The opposite is true south of the equator: the beginning of January occurs there in summer, and therefore one expects southern summers to be hotter, and southern winters colder, than those north of the equator. This effect is however greatly weakened, because by far most of the southern hemisphere is covered by ocean, and the water tempers and moderates the climate.
Right now, northern winter occurs in the part of the Earth's orbit where the north end of the axis points away from the Sun. However, since the axis moves around a cone, 13,000 years from now, in this part of the orbit, it will point towards the Sun, putting it in mid-summer just when the Earth is closest to the Sun.
At that time one expects northern climate to be more extreme, and the oceans then have a much smaller effect, since the proportion of land in the northern hemisphere is much larger. Milankovich argued that because winters were colder, more snow fell, feeding the giant glaciers. Furthermore, he said, since snow was white, it reflected sunlight, and with more severe winters, the snow-covered land warmed up less effectively once winter had ended. Climate is maintained by a delicate balance between opposing factors, and Milankovich argued that this effect alone was enough to upset that balance and cause ice ages.
Milankovich was aware that this was just one of several factors, since it turns out that ice ages do not recur every 26,000 year, nor do they seem common in other geological epochs. The eccentricity of the Earth's orbit, which determines the closest approach to the Sun, also changes periodically, as does the inclination of the Earth's axis to the ecliptic. But overall the notion that ice ages may be linked to the motion of the Earth through space may be currently our best guess concerning the causes of ice ages.
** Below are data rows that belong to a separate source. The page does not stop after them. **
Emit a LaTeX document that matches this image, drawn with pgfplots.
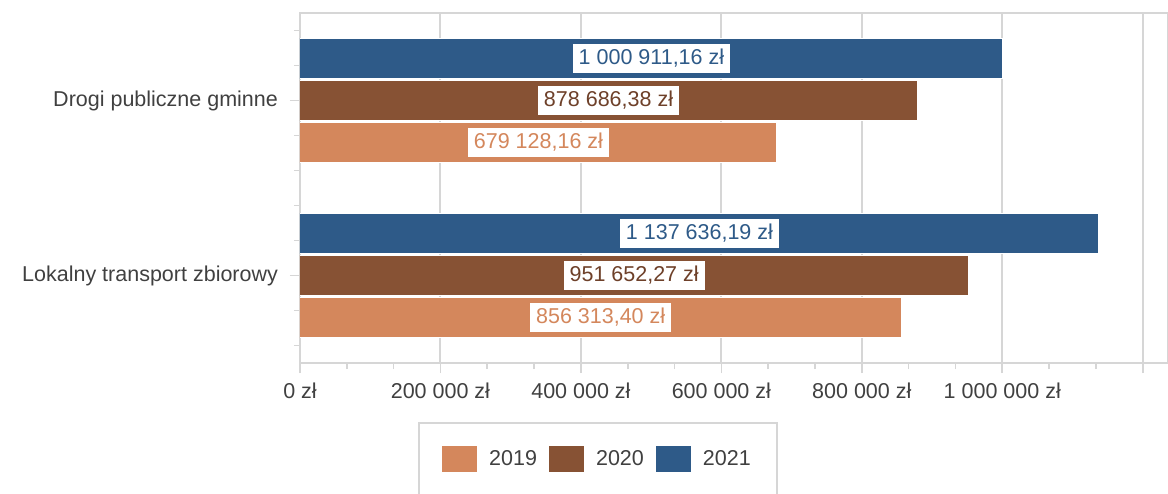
\documentclass[border=0pt]{standalone}
\usepackage{fontspec}
\setmainfont{Liberation Sans}
\usepackage{pgfplots}
\usepackage{pgfplotstable}
\pgfplotsset{compat=1.18}

\definecolor{c19}{HTML}{D4875C}
\definecolor{c20}{HTML}{875234}
\definecolor{c21}{HTML}{2E5A88}
\definecolor{t20}{HTML}{6E4029}
\definecolor{gridc}{HTML}{D6D6D6}
\definecolor{txt}{HTML}{404040}

% y: 0 = Lokalny transport zbiorowy, 1 = Drogi publiczne gminne
\pgfplotstableread[col sep=semicolon]{
y;v;lab
0;856313.40;856 313,40 zł
1;679128.16;679 128,16 zł
}\tabA
\pgfplotstableread[col sep=semicolon]{
y;v;lab
0;951652.27;951 652,27 zł
1;878686.38;878 686,38 zł
}\tabB
\pgfplotstableread[col sep=semicolon]{
y;v;lab
0;1137636.19;1 137 636,19 zł
1;1000911.16;1 000 911,16 zł
}\tabC

\newcommand{\fs}{\fontsize{10.75}{13}\selectfont}

\begin{document}
\begin{tikzpicture}
\begin{axis}[
    name=ax,
    scale only axis,
    width=434pt, height=175pt,
    font=\fs,
    xmin=0, xmax=1236000,
    ymin=-0.5, ymax=1.5,
    xtick={0,200000,400000,600000,800000,1000000,1200000},
    xticklabels={0 zł,200 000 zł,400 000 zł,600 000 zł,800 000 zł,1 000 000 zł,{}},
    minor x tick num=2,
    ytick={0,1},
    yticklabels={Lokalny transport zbiorowy,Drogi publiczne gminne},
    minor ytick={-0.4,-0.2,0.2,0.4,0.6,0.8,1.2,1.4},
    scaled x ticks=false,
    tick pos=left,
    tick align=outside,
    major tick length=5pt,
    minor tick length=3pt,
    every tick/.style={gridc, line width=0.8pt},
    xmajorgrids,
    major x grid style={gridc, line width=1pt},
    axis line style={gridc, line width=1pt},
    ticklabel style={text=txt},
    xticklabel style={yshift=-1.5pt},
    yticklabel style={xshift=-2.5pt},
    legend columns=3,
    legend style={
        at={(0.3433,-0.1686)}, anchor=north,
        draw=gridc, line width=1pt, fill=white,
        inner xsep=11pt, inner ysep=11pt,
        font=\fs, text=txt,
        /tikz/every odd column/.append style={column sep=3.5pt},
        /tikz/every even column/.append style={column sep=3.5pt},
    },
    legend image code/.code={\fill[#1] (0pt,-6.75pt) rectangle (18pt,6.75pt);},
]
\addplot[xbar, bar width=0.234, bar shift=-0.24, fill=c19, draw=white, line width=0.5pt]
    table[x=v, y=y] {\tabA};
\addlegendentry{2019}
\addplot[xbar, bar width=0.234, bar shift=0, fill=c20, draw=white, line width=0.5pt]
    table[x=v, y=y] {\tabB};
\addlegendentry{2020}
\addplot[xbar, bar width=0.234, bar shift=0.24, fill=c21, draw=white, line width=0.5pt]
    table[x=v, y=y] {\tabC};
\addlegendentry{2021}

% value labels in the middle of each bar
\addplot[forget plot, draw=none, mark=none, point meta=explicit symbolic, nodes near coords,
    every node near coord/.append style={anchor=center, fill=white, text=c19, font=\fs, inner xsep=3pt, inner ysep=2.5pt}]
    table[x expr=\thisrow{v}/2, y expr=\thisrow{y}-0.24, meta=lab] {\tabA};
\addplot[forget plot, draw=none, mark=none, point meta=explicit symbolic, nodes near coords,
    every node near coord/.append style={anchor=center, fill=white, text=t20, font=\fs, inner xsep=3pt, inner ysep=2.5pt}]
    table[x expr=\thisrow{v}/2, y expr=\thisrow{y}, meta=lab] {\tabB};
\addplot[forget plot, draw=none, mark=none, point meta=explicit symbolic, nodes near coords,
    every node near coord/.append style={anchor=center, fill=white, text=c21, font=\fs, inner xsep=3pt, inner ysep=2.5pt}]
    table[x expr=\thisrow{v}/2, y expr=\thisrow{y}+0.24, meta=lab] {\tabC};
\end{axis}
\pgfresetboundingbox
\path[use as bounding box] ([shift={(-150pt,-65pt)}]ax.south west) rectangle ([shift={(434pt,181.5pt)}]ax.south west);
\end{tikzpicture}
\end{document}
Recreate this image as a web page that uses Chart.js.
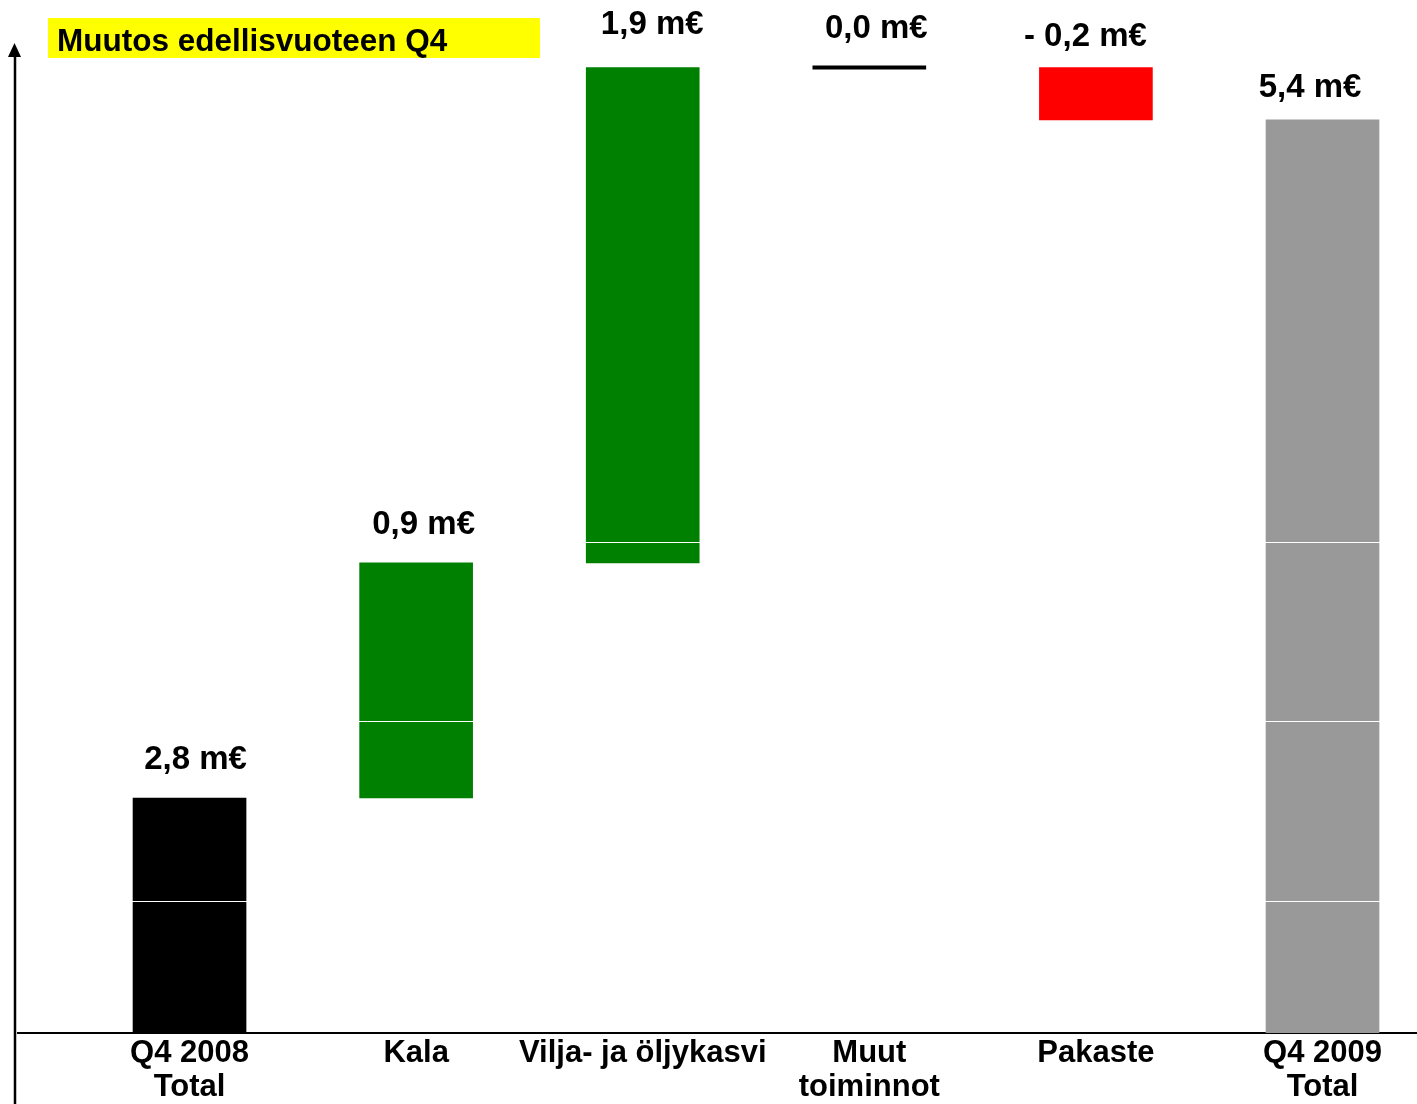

Postscript, 28 July 1999. The magnitude of the “Milankovich effect" depends on the difference between largest and smallest distances from the Sun. That, in its turn, depends on the eccentricity of the Earth's orbit, which varies with a 100,000-year cycle, on which a 413,000-year cycle is superposed. J. Rial (Univ. of North Carolina) found signatures of those cycles in the oxygen isotope content of deep-sea sediments, in full agreement with the Milankovich theory. His work is in Science, vol. 285, p. 564, 23 July 1999; a non-technical explanation “Why the Ice Ages Don't Keep Time " is on pages 503-504 of the same issue.
The sea-bottom results have now been compared to hydrogen isotope ratios in deep boreholes in the ice sheets of Antarctica, which took nearly a million years to accumulate (Science, 11 June 2004, p. 1609). Deep-sea sediments show that in the last million years, but not before, the variation is dominated by a periodicity around 100,000 years. Its origin, the article states, “is one of the unanswered, yet fundamental questions." Ice cores could help explain it.